Response to Illness
Filipino older adults tend to cope with illness with the help of family and friends, and by faith in God. A complete cure or even the slightest improvement in a malady or illness is viewed as a miracle. Filipino families greatly influence patients’ decisions about health care. Patients subjugate personal needs and tend to go along with the demands of a more authoritative family figure in order to maintain group harmony. Before seeking professional help, Filipino older adults tend to manage their illnesses by self-monitoring of symptoms, ascertaining possible causes, determining the severity and threat to functional capacity, and considering the financial and emotional burden to the family.
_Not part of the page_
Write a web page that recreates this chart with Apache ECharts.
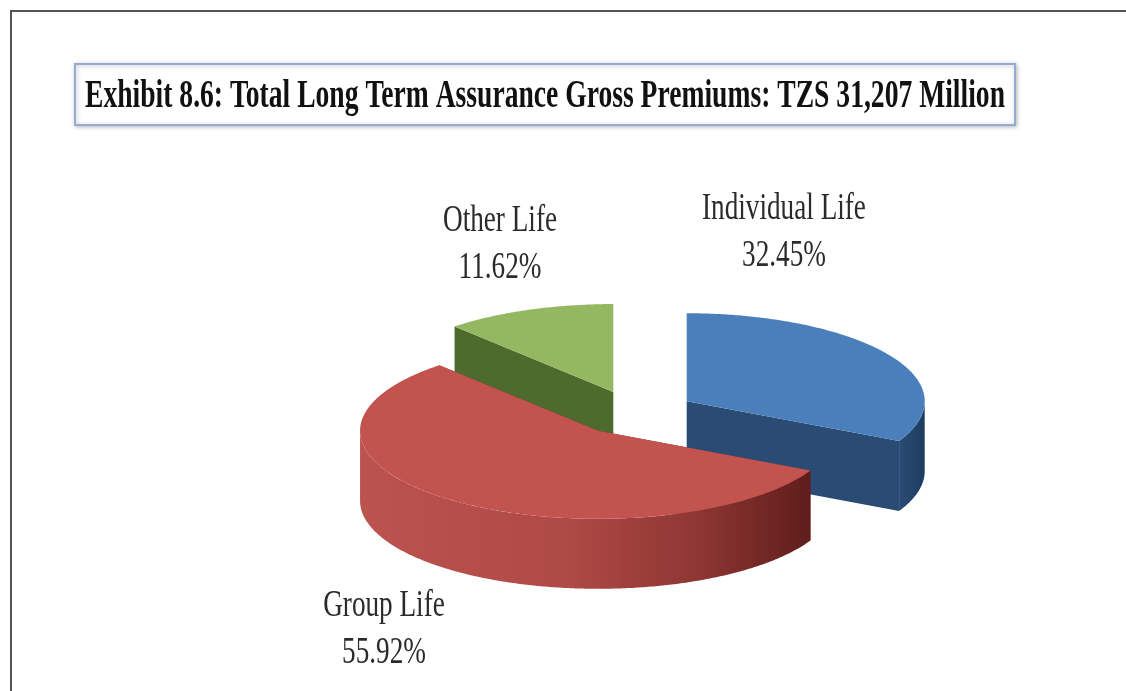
<!DOCTYPE html>
<html><head><meta charset="utf-8">
<script src="https://cdn.jsdelivr.net/npm/echarts@6/dist/echarts.min.js"></script>
<style>html,body{margin:0;padding:0;background:#fff}#c{width:1126px;height:691px}</style>
</head><body><div id="c"></div>
<script>
// ---- data ----
const categories = ['Individual Life', 'Group Life', 'Other Life'];
const values = [32.45, 55.92, 11.62];
const titleText = 'Exhibit 8.6: Total Long Term Assurance Gross Premiums: TZS 31,207 Million';

// ---- layout / style ----
const PIE = { cx: 635, cy: 413, a: 238, b: 88, h: 70 };
const explode = [0.255, 0.255, 0.255];
const topColors = ['#4b7fbc', '#c2534f', '#94b761'];
const cutColors = ['#2a4c74', '#7a2d2b', '#4e6a2c'];
const wallColors = [
  { type: 'linear', x: 0, y: 0, x2: 1, y2: 0, colorStops: [{ offset: 0, color: '#2a4d76' }, { offset: 1, color: '#1e3c5f' }] },
  { type: 'linear', x: 0, y: 0, x2: 1, y2: 0, colorStops: [{ offset: 0, color: '#bb534f' }, { offset: 0.45, color: '#b04a46' }, { offset: 0.75, color: '#8e3633' }, { offset: 1, color: '#5f1d1c' }] },
  { type: 'linear', x: 0, y: 0, x2: 1, y2: 0, colorStops: [{ offset: 0, color: '#4e6a2c' }, { offset: 1, color: '#3f5a22' }] }
];
const labelPos = [[784, 233], [384, 630], [500, 245]];
const LABEL_FONT = 37, LABEL_SCALE = 0.735, LABEL_LH = 47;

const total = values.reduce((s, v) => s + v, 0);
const starts = [];
let acc = 0;
values.forEach(v => { starts.push(acc / total * 2 * Math.PI); acc += v; });
const depthKey = values.map((v, i) => -Math.cos(starts[i] + v / total * Math.PI));
const order = depthKey.map((k, i) => i).sort((p, q) => depthKey[p] - depthKey[q]);
const rankOf = []; order.forEach((idx, r) => { rankOf[idx] = r; });

function measure(text, font) {
  const ctx = document.createElement('canvas').getContext('2d');
  ctx.font = font;
  return ctx.measureText(text).width;
}

function renderItem(params, api) {
  const i = params.dataIndex;
  const v = api.value(0);
  const s = starts[i], e = s + v / total * 2 * Math.PI;
  const m = (s + e) / 2;
  const cx = PIE.cx + explode[i] * PIE.a * Math.sin(m);
  const cy = PIE.cy - explode[i] * PIE.b * Math.cos(m);
  const P = (phi, dz) => [cx + PIE.a * Math.sin(phi), cy - PIE.b * Math.cos(phi) + dz];
  const base = rankOf[i] * 10;
  const children = [];
  [s, e].forEach(phi => {
    children.push({
      type: 'polygon', z2: base + 1,
      shape: { points: [[cx, cy], P(phi, 0), P(phi, PIE.h), [cx, cy + PIE.h]] },
      style: { fill: cutColors[i] }
    });
  });
  const ws = Math.max(s, Math.PI / 2), we = Math.min(e, 3 * Math.PI / 2);
  if (we > ws) {
    const pts = [];
    const n = Math.max(4, Math.ceil((we - ws) / 0.01));
    for (let k = 0; k <= n; k++) pts.push(P(ws + (we - ws) * k / n, 0));
    for (let k = n; k >= 0; k--) pts.push(P(ws + (we - ws) * k / n, PIE.h));
    children.push({ type: 'polygon', z2: base + 2, shape: { points: pts }, style: { fill: wallColors[i] } });
  }
  const tp = [[cx, cy]];
  const nt = Math.max(4, Math.ceil((e - s) / 0.01));
  for (let k = 0; k <= nt; k++) tp.push(P(s + (e - s) * k / nt, 0));
  children.push({ type: 'polygon', z2: base + 3, shape: { points: tp }, style: { fill: topColors[i] } });
  children.push({
    type: 'text', z2: 100, x: labelPos[i][0], y: labelPos[i][1], scaleX: LABEL_SCALE,
    style: {
      text: categories[i] + '\n' + v.toFixed(2) + '%',
      font: LABEL_FONT + 'px "Liberation Serif"', fill: '#2b2b2b',
      align: 'center', verticalAlign: 'middle', lineHeight: LABEL_LH
    }
  });
  return { type: 'group', children };
}

const titleFont = 'bold 40px "Liberation Serif"';
const titleScale = 920 / measure(titleText, titleFont);

const chart = echarts.init(document.getElementById('c'), null, { renderer: 'canvas' });
const option = {
  backgroundColor: '#ffffff',
  animation: false,
  graphic: [
    { type: 'line', shape: { x1: 10, y1: 11, x2: 1126, y2: 11 }, style: { stroke: '#555', lineWidth: 2 } },
    { type: 'line', shape: { x1: 11, y1: 10, x2: 11, y2: 691 }, style: { stroke: '#555', lineWidth: 2 } },
    { type: 'rect', shape: { x: 75, y: 64, width: 940, height: 61 },
      style: { fill: '#fff', stroke: '#93acd3', lineWidth: 2, shadowBlur: 4, shadowColor: 'rgba(0,0,0,0.25)', shadowOffsetX: 1, shadowOffsetY: 1 } },
    { type: 'text', x: 545, y: 97, scaleX: titleScale, z: 10,
      style: { text: titleText, font: titleFont, fill: '#111', align: 'center', verticalAlign: 'middle' } }
  ],
  series: [{
    type: 'custom',
    coordinateSystem: 'none',
    renderItem: renderItem,
    data: values.map(v => [v])
  }]
};
chart.setOption(option);
</script></body></html>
They may even resort to utilizing traditional home remedies such as alternative or complimentary means of treatment. They may discuss their concern with a trusted family member, friend, spiritual counselor or healer (Yeo, 1998). Seeking medical advice from family members or friends who are health professionals is also a common practice among Filipino older adults and their family members, especially if severe somatic symptoms arise (Anderson, 1983).
Coping Styles
Coping styles common among elderly Filipino Americans in times of illness or crisis include:
- Patience and Endurance (Tiyaga): the ability to tolerate uncertain situations
- Flexibility (Lakas ng Loob): being respectful and honest with oneself
- Humor (Tatawanan ang problema): the capacity to laugh at oneself in times of adversity
- Fatalistic Resignation (Bahala Na): the view that illness and suffering are the unavoidable and predestined will of God, in which the patient, family members and even the physician should not interfere
- Conceding to the wishes of the collective (Pakikisama) to maintain group harmony
Responses to Mental Illness
Indigenous traits common among elderly Filipino Americans when faced with illness related to mental conditions:
- Devastating shame (Hiya)
- Sensitivity to criticism (Amor Propio)
Common Perceptions of Filipinos about Mental Illness
- Unwillingness to accept having mental illness, which leads to the avoidance of needed mental health services due to fear of being ridiculed
- Involvement of other coping resources such as reliance on family and friends or indigenous healers, and dependence on religion which can diminish the need for mental health services
- Prioritizing of financial and environmental needs which preclude the need for mental health services
- Limited awareness of mental health services resulting in limiting access
- Difficulty in utilizing mental health services during usual hours because of the unavailability of working adult family members
- Mental illness connotes a weak spirit, and may be attributed to divine retribution as a consequence of personal and ancestral transgression
- Lack of culturally oriented mental health services
Though such coping mechanisms, perceptions and traits may help elderly Filipino Americans adjust initially to their illnesses, these tactics also pose barriers and impede implementation of necessary treatment intervention in a timely fashion.